Free Tier: AWS offers a generous free tier that includes 10 monitor metrics and a certain number of standard-resolution alarms at no cost.
Standard Resolution: Typically, these are priced at a flat rate per alarm per month (approx. $0.10).
High-Resolution Alarms: These check data every 10 seconds. Because they process more data, they are more expensive (approx. $0.30 per month).
Composite Alarms: These usually cost slightly more than standard metric alarms because they involve complex logic across multiple data streams.

Always keep an eye on pricing when designing large-scale systems, as thousands of high-resolution alarms can add up on your monthly bill.
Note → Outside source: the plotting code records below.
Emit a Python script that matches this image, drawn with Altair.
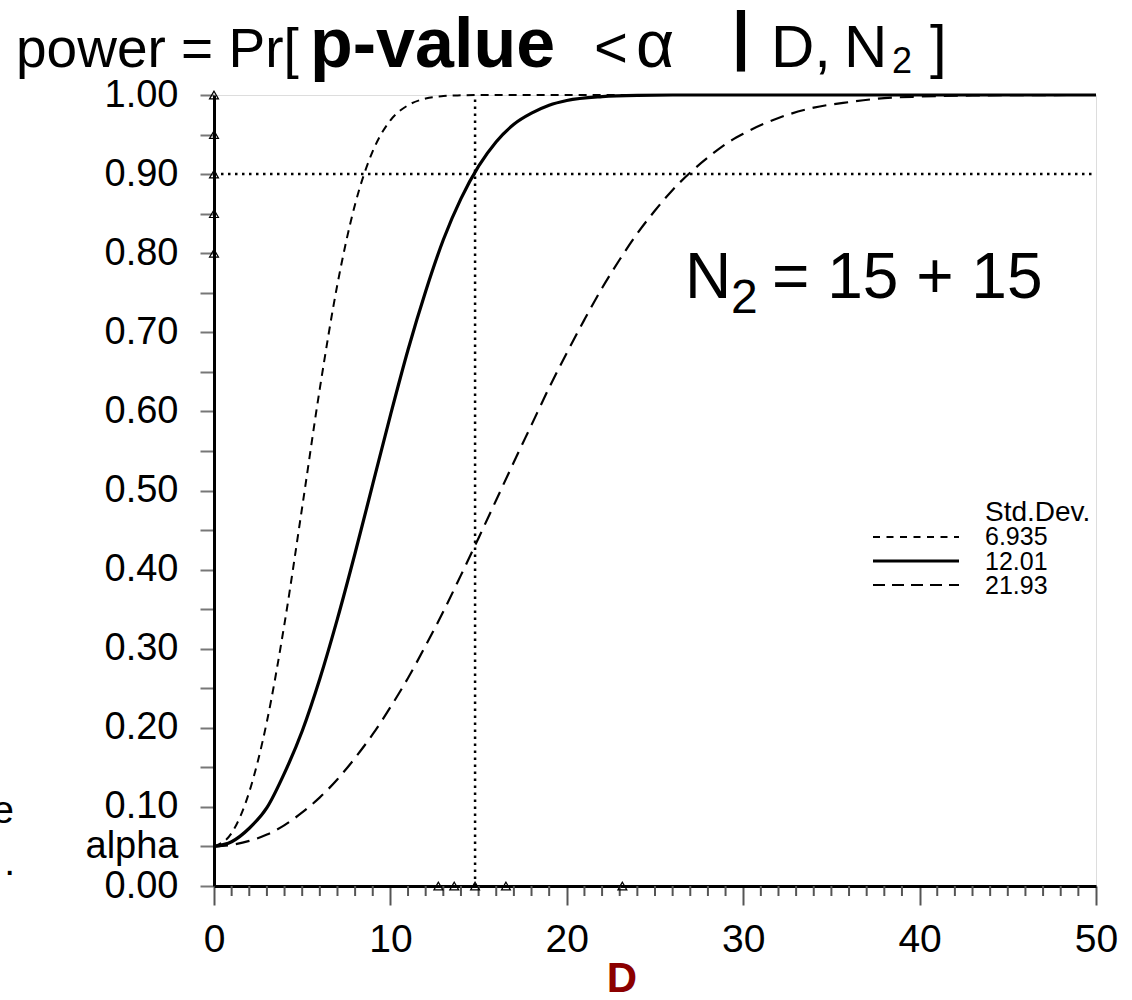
import altair as alt
import pandas as pd

# ---- data ----
sd_labels = ["6.935", "12.01", "21.93"]

d_small = [0, 1, 2, 3, 4, 5, 6, 7, 8, 9, 10, 11, 12, 13, 14, 15, 50]
p_small = [0.050, 0.067, 0.119, 0.208, 0.332, 0.479, 0.629, 0.761, 0.862, 0.929,
           0.968, 0.987, 0.9955, 0.9986, 0.9996, 1.0, 1.0]

d_mid = [0, 1, 2, 3, 4, 5, 6, 7, 8, 9, 10, 11, 12, 13, 14, 15, 16, 17, 18, 19, 20,
         22, 24, 26, 50]
p_mid = [0.050, 0.056, 0.073, 0.099, 0.143, 0.196, 0.262, 0.338, 0.421, 0.508,
         0.595, 0.678, 0.752, 0.817, 0.869, 0.910, 0.941, 0.963, 0.977, 0.987,
         0.993, 0.998, 0.9996, 1.0, 1.0]

d_big = [0, 1, 2, 3, 4, 5, 6, 7, 8, 9, 10, 11, 12, 13, 14, 15, 16, 17, 18, 19, 20,
         21, 22, 23, 24, 25, 26, 27, 28, 29, 30, 32, 34, 36, 38, 40, 43, 46, 50]
p_big = [0.050, 0.052, 0.057, 0.065, 0.077, 0.093, 0.112, 0.135, 0.162, 0.192,
         0.226, 0.263, 0.304, 0.347, 0.393, 0.440, 0.488, 0.536, 0.583, 0.630,
         0.674, 0.716, 0.756, 0.792, 0.825, 0.854, 0.880, 0.902, 0.921, 0.938,
         0.951, 0.971, 0.984, 0.991, 0.996, 0.998, 0.9994, 0.9999, 1.0]

ref_power = 0.90
ref_D = 14.8
tri_y_vals = [0.80, 0.85, 0.90, 0.95, 1.00]
tri_x_vals = [12.72, 13.62, 14.8, 16.55, 23.15]

x_major = [0, 10, 20, 30, 40, 50]
x_minor = [1, 2, 3, 4, 5, 6, 7, 8, 9, 11, 12, 13, 14, 15, 16, 17, 18, 19,
           21, 22, 23, 24, 25, 26, 27, 28, 29, 31, 32, 33, 34, 35, 36, 37, 38, 39,
           41, 42, 43, 44, 45, 46, 47, 48, 49]
y_ticks = [0.0, 0.05, 0.1, 0.15, 0.2, 0.25, 0.3, 0.35, 0.4, 0.45, 0.5, 0.55, 0.6,
           0.65, 0.7, 0.75, 0.8, 0.85, 0.9, 0.95, 1.0]

W, H = 882, 791
SANS = "Liberation Sans"

xs = alt.Scale(domain=[0, 50], nice=False, zero=False)
ys = alt.Scale(domain=[0, 1], nice=False)

X_AX = alt.Axis(values=x_major, title=None, tickSize=19, tickWidth=2, tickColor="#555",
                labelPadding=15, labelFontSize=39, labelFont=SANS, labelColor="black",
                domainColor="black", domainWidth=3, grid=False, format="d",
                labelFlush=False, labelOverlap=False)
Y_AX = alt.Axis(values=y_ticks, title=None, tickSize=14, tickWidth=2, tickColor="#777",
                labelPadding=22, labelFontSize=38, labelFont=SANS, labelColor="black",
                domainColor="black", domainWidth=3, grid=False,
                labelExpr="datum.value == 0.05 ? 'alpha' : (round(datum.value*20) % 2 == 0 ? format(datum.value, '.2f') : '')",
                labelFlush=False, labelOverlap=False)

def curve(d, p, dash, width):
    df = pd.DataFrame({"D": d, "power": p})
    enc = dict(x=alt.X("D:Q", scale=xs, axis=X_AX), y=alt.Y("power:Q", scale=ys, axis=Y_AX))
    kw = dict(color="black", strokeWidth=width, interpolate="monotone")
    if dash:
        kw["strokeDash"] = dash
    return alt.Chart(df).mark_line(**kw).encode(**enc)

one = pd.DataFrame({"a": [0]})

def txt(s, x, y, size, font=SANS, weight="normal", align="left", color="black"):
    return alt.Chart(one).mark_text(text=s, fontSize=size, font=font, fontWeight=weight,
                                    align=align, baseline="alphabetic", color=color).encode(
        x=alt.value(x), y=alt.value(y))

def leg_line(y, dash, width):
    kw = dict(color="black", strokeWidth=width)
    if dash:
        kw["strokeDash"] = dash
    return alt.Chart(one).mark_rule(**kw).encode(x=alt.value(659), x2=alt.value(745), y=alt.value(y))

# reference dotted lines
href = alt.Chart(pd.DataFrame({"x": [0], "x2": [50], "y": [ref_power]})).mark_rule(
    color="black", strokeWidth=2.5, strokeDash=[2.5, 4.5]).encode(
    x=alt.X("x:Q", scale=xs, axis=X_AX), x2="x2:Q", y=alt.Y("y:Q", scale=ys, axis=Y_AX))
vref = alt.Chart(pd.DataFrame({"x": [ref_D], "y": [0], "y2": [1]})).mark_rule(
    color="black", strokeWidth=2.5, strokeDash=[2.5, 4.5]).encode(
    x=alt.X("x:Q", scale=xs, axis=X_AX), y=alt.Y("y:Q", scale=ys, axis=Y_AX), y2="y2:Q")

# minor x ticks
minor = alt.Chart(pd.DataFrame({"m": x_minor})).mark_rule(
    color="#555", strokeWidth=2, clip=False).encode(
    x=alt.X("m:Q", scale=xs, axis=X_AX), y=alt.value(H), y2=alt.value(H + 10))

# triangles
tri_y = alt.Chart(pd.DataFrame({"x": [0] * len(tri_y_vals), "y": tri_y_vals})).mark_point(
    shape="triangle-up", filled=False, color="black", size=80, strokeWidth=1.2, opacity=1,
    clip=False).encode(
    x=alt.X("x:Q", scale=xs, axis=X_AX), y=alt.Y("y:Q", scale=ys, axis=Y_AX))
tri_x = alt.Chart(pd.DataFrame({"x": tri_x_vals, "y": [0] * len(tri_x_vals)})).mark_point(
    shape="triangle-up", filled=False, color="black", size=80, strokeWidth=1.2, opacity=1,
    clip=False).encode(
    x=alt.X("x:Q", scale=xs, axis=X_AX), y=alt.Y("y:Q", scale=ys, axis=Y_AX))

layers = [
    href, vref,
    curve(d_big, p_big, [14, 8], 2.2),
    curve(d_small, p_small, [8, 6], 2),
    curve(d_mid, p_mid, None, 3.2),
    minor, tri_y, tri_x,
    # title
    txt("power = Pr[", -198, -28, 55),
    txt("p-value", 96, -28, 70, weight="bold"),
    txt("<", 380, -28, 58),
    txt("\u03b1", 422, -28, 66),
    txt("|", 518, -38, 64, weight="bold"),
    txt("D,", 557, -28, 60),
    txt("N", 630, -28, 60),
    txt("2", 678, -22, 36),
    txt("]", 716, -28, 60),
    # annotation
    txt("N", 471, 203, 64),
    txt("2", 517, 218, 48),
    txt("= 15 + 15", 558, 203, 64),
    # legend
    txt("Std.Dev.", 771, 426, 28),
    txt(sd_labels[0], 771, 450, 25),
    txt(sd_labels[1], 771, 475, 25),
    txt(sd_labels[2], 771, 499, 25),
    leg_line(442, [7, 6.5], 1.8),
    leg_line(466, None, 3),
    leg_line(490, [12, 7], 2),
    # x-axis title
    txt("D", 408, 897, 42, weight="bold", align="center", color="#8B0000"),
    # cut-off glyphs at the left edge
    txt("e", -200, 728, 39, align="right"),
    txt(".", -199, 780, 39, align="right"),
]

chart = alt.layer(*layers).properties(
    width=W, height=H,
    autosize=alt.AutoSizeParams(type="none"),
    padding={"left": 214, "top": 95, "right": 36, "bottom": 114},
).configure_view(stroke="black", strokeWidth=1.5).configure(background="white")

chart.save("out.html", embed_options={"renderer": "svg", "actions": False})
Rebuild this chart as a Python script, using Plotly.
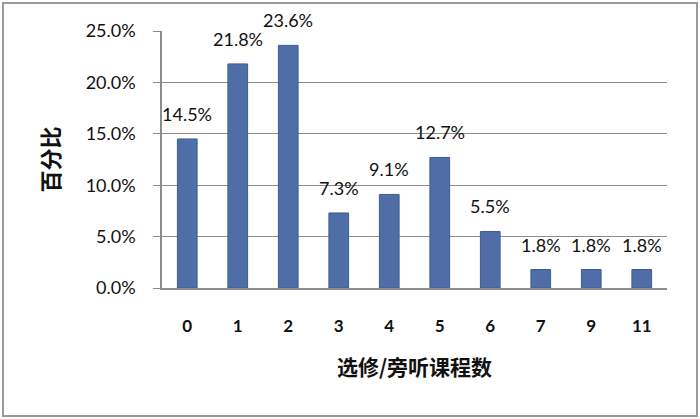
import plotly.graph_objects as go

categories = ["0", "1", "2", "3", "4", "5", "6", "7", "9", "11"]
percent = [14.5, 21.8, 23.6, 7.3, 9.1, 12.7, 5.5, 1.8, 1.8, 1.8]
labels = [f"{v:.1f}%" for v in percent]
values = [v / 100 for v in percent]

bar_color = "#4F6DA6"
grid_color = "#8C8C8C"
num_font = "Lato, Liberation Sans, Arial, sans-serif"
cjk_font = "Noto Sans CJK SC, sans-serif"

fig = go.Figure(
    go.Bar(
        x=categories,
        y=values,
        marker=dict(color=bar_color, line=dict(color="#3E5C94", width=1)),
        width=0.39,
        cliponaxis=False,
    )
)

for i, (v, t) in enumerate(zip(values, labels)):
    fig.add_annotation(
        x=i, y=v, text=t, showarrow=False, yanchor="bottom", yshift=12,
        font=dict(family=num_font, size=18, color="#111111"),
    )

fig.add_shape(
    type="rect", xref="paper", yref="paper",
    x0=(3 - 162) / 505, x1=(697 - 162) / 505,
    y0=(288 - 416) / 257, y1=(288 - 3) / 257,
    line=dict(color="#9A9A9A", width=2), fillcolor="rgba(0,0,0,0)", layer="below",
)

fig.update_layout(
    width=700, height=419,
    margin=dict(l=162, r=33, t=31, b=131, autoexpand=False),
    paper_bgcolor="white", plot_bgcolor="white",
    showlegend=False,
    bargap=0.61,
    xaxis=dict(
        type="category", range=[-0.5, 9.5], automargin=False,
        showline=True, linecolor=grid_color, linewidth=1.5,
        showgrid=False, ticks="",
        tickfont=dict(family=num_font, size=17, color="#111111", weight="bold"),
        ticklabelstandoff=22,
        title=dict(text="选修/旁听课程数", standoff=25,
                   font=dict(family=cjk_font, size=21, color="#111111", weight="bold")),
    ),
    yaxis=dict(
        range=[0, 0.25], dtick=0.05, tickformat=".1%", automargin=False,
        showline=True, linecolor=grid_color, linewidth=1.5,
        showgrid=True, gridcolor=grid_color, gridwidth=1,
        ticks="outside", ticklen=7, tickcolor=grid_color,
        tickfont=dict(family=num_font, size=18, color="#111111"),
        ticklabelstandoff=14,
        zeroline=False,
        title=dict(text="百分比", standoff=20,
                   font=dict(family=cjk_font, size=22, color="#111111", weight="bold")),
    ),
)

fig.write_html("out.html", config={"displayModeBar": False},
               post_script="document.body.style.margin='0';")
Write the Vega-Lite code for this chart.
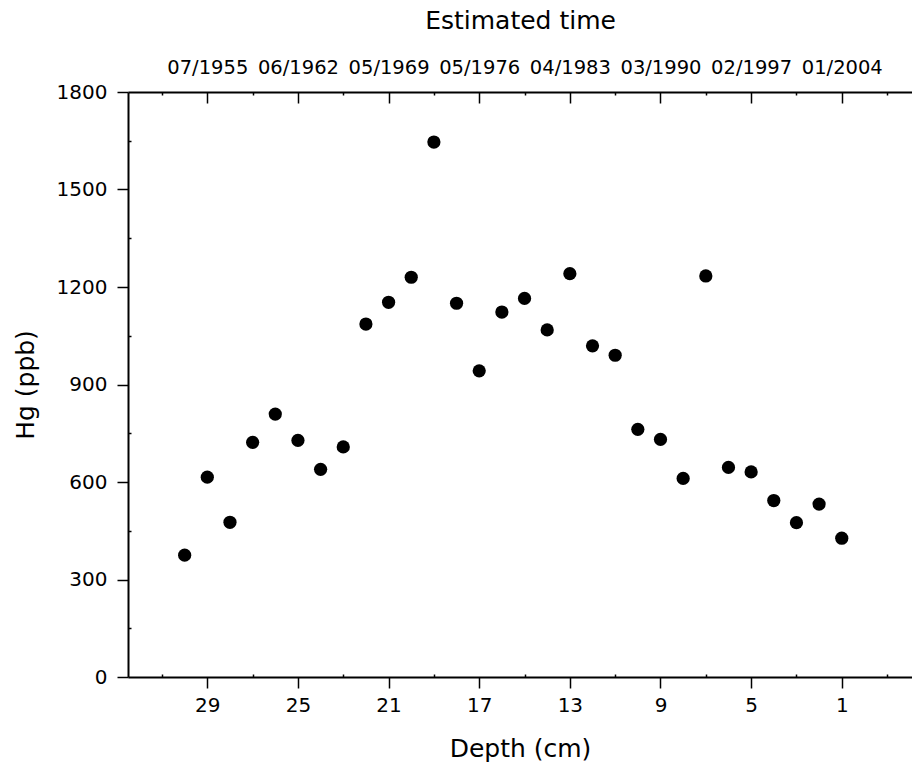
{
  "$schema": "https://vega.github.io/schema/vega-lite/v6.json",
  "width": 784,
  "height": 585,
  "autosize": "none",
  "padding": {"left": 128, "top": 92, "right": 0, "bottom": 90},
  "background": "white",
  "config": {
    "view": {"stroke": null},
    "axis": {
      "domainColor": "black", "domainWidth": 2, "tickColor": "black", "tickWidth": 1.5,
      "labelColor": "black", "titleColor": "black", "grid": false,
      "labelFont": "DejaVu Sans", "titleFont": "DejaVu Sans",
      "labelFontSize": 20, "titleFontSize": 25, "titleFontWeight": "normal"
    }
  },
  "data": {"values": [
    {"depth": 30, "hg": 375}, {"depth": 29, "hg": 615}, {"depth": 28, "hg": 476},
    {"depth": 27, "hg": 722}, {"depth": 26, "hg": 809}, {"depth": 25, "hg": 728},
    {"depth": 24, "hg": 639}, {"depth": 23, "hg": 708}, {"depth": 22, "hg": 1086},
    {"depth": 21, "hg": 1153}, {"depth": 20, "hg": 1230}, {"depth": 19, "hg": 1646},
    {"depth": 18, "hg": 1150}, {"depth": 17, "hg": 942}, {"depth": 16, "hg": 1123},
    {"depth": 15, "hg": 1165}, {"depth": 14, "hg": 1068}, {"depth": 13, "hg": 1241},
    {"depth": 12, "hg": 1019}, {"depth": 11, "hg": 990}, {"depth": 10, "hg": 762},
    {"depth": 9, "hg": 731}, {"depth": 8, "hg": 611}, {"depth": 7, "hg": 1234},
    {"depth": 6, "hg": 645}, {"depth": 5, "hg": 631}, {"depth": 4, "hg": 543},
    {"depth": 3, "hg": 475}, {"depth": 2, "hg": 532}, {"depth": 1, "hg": 427}
  ]},
  "resolve": {"axis": {"x": "independent", "y": "independent"}},
  "layer": [
    {
      "mark": {"type": "point", "filled": true, "size": 175, "color": "black", "opacity": 1},
      "encoding": {
        "x": {"field": "depth", "type": "quantitative",
          "scale": {"domain": [-2.1, 32.5], "reverse": true, "nice": false, "zero": false},
          "axis": {"orient": "bottom", "values": [29, 25, 21, 17, 13, 9, 5, 1], "tickSize": 11, "labelPadding": 7, "title": "Depth (cm)", "titlePadding": 21}},
        "y": {"field": "hg", "type": "quantitative",
          "scale": {"domain": [0, 1800], "nice": false},
          "axis": {"orient": "left", "values": [0, 300, 600, 900, 1200, 1500, 1800], "format": "d", "tickSize": 11, "labelPadding": 10, "title": "Hg (ppb)", "titlePadding": 18}}
      }
    },
    {
      "mark": {"type": "point", "opacity": 0},
      "encoding": {
        "x": {"field": "depth", "type": "quantitative",
          "axis": {"orient": "top", "values": [29, 25, 21, 17, 13, 9, 5, 1], "ticks": false, "labelPadding": 15, "labelFontSize": 19.5, "title": "Estimated time", "titlePadding": 24,
            "labelExpr": "datum.value == 29 ? '07/1955' : datum.value == 25 ? '06/1962' : datum.value == 21 ? '05/1969' : datum.value == 17 ? '05/1976' : datum.value == 13 ? '04/1983' : datum.value == 9 ? '03/1990' : datum.value == 5 ? '02/1997' : '01/2004'"}},
        "y": {"field": "hg", "type": "quantitative",
          "axis": {"orient": "left", "values": [150, 450, 750, 1050, 1350, 1650], "tickSize": -3, "labels": false, "domain": false, "title": null}}
      }
    },
    {
      "mark": {"type": "point", "opacity": 0},
      "encoding": {
        "x": {"field": "depth", "type": "quantitative",
          "axis": {"orient": "top", "values": [29, 25, 21, 17, 13, 9, 5, 1], "tickSize": -11, "labels": false, "domain": false, "title": null}},
        "y": {"field": "hg", "type": "quantitative", "axis": null}
      }
    },
    {
      "mark": {"type": "point", "opacity": 0},
      "encoding": {
        "x": {"field": "depth", "type": "quantitative",
          "axis": {"orient": "bottom", "values": [31, 27, 23, 19, 15, 11, 7, 3, -1], "tickSize": -3, "labels": false, "domain": false, "title": null}},
        "y": {"field": "hg", "type": "quantitative", "axis": null}
      }
    },
    {
      "mark": {"type": "point", "opacity": 0},
      "encoding": {
        "x": {"field": "depth", "type": "quantitative",
          "axis": {"orient": "top", "values": [31, 27, 23, 19, 15, 11, 7, 3, -1], "tickSize": -3, "labels": false, "domain": false, "title": null}},
        "y": {"field": "hg", "type": "quantitative", "axis": null}
      }
    }
  ]
}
CloudWatch Alarm Configurations

To make things easier to understand, here’s a quick snapshot of how the key components of an alarm fit together:

Feature	Purpose	Key Detail
Metric	The variable being measured	CPU, Memory, Disk, Billing
Threshold	The “danger zone” value	e.g., > 90%
Period	Frequency of data evaluation	e.g., 1 Minute or 5 Minutes
Evaluation Period	Consecutive breaches required	Prevents false positives
Action	The automated response	Email, Reboot, or Auto-Scale

FAQs

What is the difference between a period and an evaluation period?

The alarm period is the length of one data bucket (e.g., 5 minutes), while the alarm evaluation period is the number of those buckets that must show a breach before the alarm triggers.

How do alarm actions help with cost?

You can set an action to stop "underutilised" EC2 instances. If a server has low CPU usage for a long time, the alarm can turn it off automatically to save money.

Are these alarms real-time?

Standard alarms check every minute. For near real-time needs, you can use high-resolution alarms, which can evaluate data at 10-second intervals.

Can I monitor my AWS bill with an alarm?

Yes. You can create a billing alarm that monitors your "estimated charges". This is one of the most common uses of alarms for beginners to prevent unexpected costs.

What happens if a metric has missing data?

You can configure your alarm to treat missing data as "breaching", "not breaching", or "maintaining current state". This is vital for maintaining accuracy during network gaps.